Workers skilled in the art to which this invention pertains will appreciate that the foregoing description has been presented principally by way of illustration and example with reference to presently preferred embodiments of the invention. Such persons also will appreciate that modifications can be made in the structure and procedures described herein without departing from the scope of the invention. For example, the invention can be implemented in a pump for pressurizing incoming fluid in addition to the separator shown in the drawings. Accordingly, the foregoing description should not be considered as limiting the scope of the invention as set forth in the following claims.

Claims

1. A centrifugal pitot pump having a casing; means for rotating the casing in a selected direction of rotation; means for delivering fluid to the interior of the casing; a stationary inner pitot tube having a fluid outlet relatively nearer the axis of rotation of the casing for withdrawing fluid from an intermediate region of the casing into the inner pitot tube; an outer pitot tube having a fluid outlet relatively nearer the periphery of the casing; and means for rotating the outer pitot tube in the same direction of rotation as the casing, but at a slower speed than the casing to withdraw fluid from a peripheral region of the casing into the outer pitot tube.

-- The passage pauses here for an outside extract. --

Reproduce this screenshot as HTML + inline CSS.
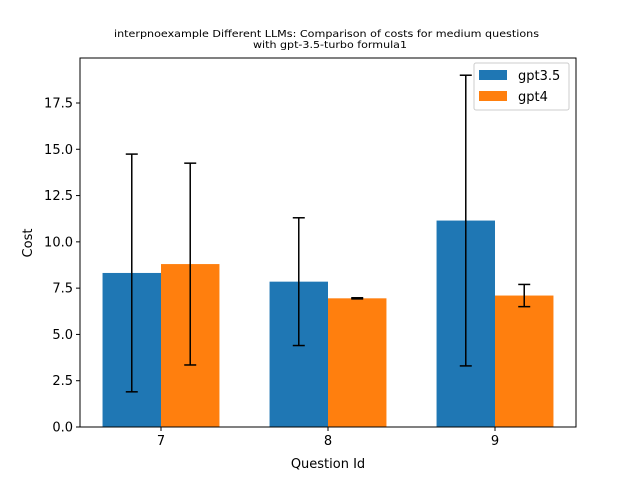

2. In a centrifugal separator of the type having a casing rotatable in a selected direction of rotation, and means for delivering to the interior of the casing an inlet fluid with solid material to be separated from the fluid, the improvement comprising;

a stationary inner pitot tube having a fluid outlet relatively nearer the axis of rotation of the casing for withdrawing clean outlet fluid from the casing;

an outer pitot tube having a fluid outlet relatively nearer the periphery of the casing; and

means for rotating the outer pitot tube in the same direction of rotation and at a slower speed than the casing for producing sufficient pressure in the outer pitot tube to withdraw fluid and separated solids from near the periphery of the casing.

3. The improvement according to claim 2 including means for separately discharging from the casing the fluid withdrawn by the inner and outer pitot tubes.

4. The improvement according to claim 2 in which the outer pitot tube is on a rotary drive tube that rotates inside a stationary coaxial sleeve that mounts the stationary inner pitot tube.

5. The improvement according to claim 4 including means for separately passing fluid to be discharged to the drive tube and to the stationary sleeve from the outer pitot tube and the inner pitot tube, respectively.

6. A combination pitot pump and centrifugal separator comprising:

drive means for rotating the casing about its axis;

means for delivering to the interior of the casing an inlet fluid with solids to be separated from the fluid;

an inner pitot tube having a fluid outlet relatively nearer the axis of rotation of the casing for withdrawing clean outlet fluid from an intermediate region of the casing;

means mounting the inner pitot tube in a stationary position extending radially outwardly from the casing axis of rotation;

an outer pitot tube having a fluid outlet relatively nearer the periphery of the casing;

means for mounting the outer pitot tube adjacent the inner pitot tube and for rotating the outer pitot tube relative to the inner pitot tube, the outer pitot tube being rotatable about the axis of rotation of the casing; and

means for rotating the outer pitot tube in the same direction of rotation as the casing, but at a slower speed than the casing, but at a speed sufficient for the outer pitot tube to withdraw fluid and separated solids from near the periphery of the casing.

7. Apparatus according to claim 6 including gear reduction means between the casing drive means and the means for rotating the outer pitot tube for rotating the outer pitot tube at a speed that is a selected proportion of the casing drive speed.

8. Apparatus according to claim 7 in which the outer pitot tube is rotated at a speed at least about 80% of the casing speed.

9. Apparatus according to claim 6 including means for separately discharging from the casing fluid withdrawn by the inner and outer pitot tubes.

10. In a pitot type pump having a rotatable casing, and inlet means for delivering an inlet fluid to the interior of the casing, improved means for pressurizing the inlet fluid while reducing errosive effects of solids contained in the inlet fluid, comprising:

a pitot tube having a fluid outlet adjacent the periphery of the casing for withdrawing fluid and any separated solids therein from the casing; and

means for rotating the outer pitot tube in the same direction of rotation as the casing, but at a speed lower than the rotational speed of the casing, but at a sufficient speed to withdraw fluid and any separated solids from the casing and to reduce erosion of the pitot tube when compared with the erosion produced when the same pitot tube is held in a fixed position in the casing.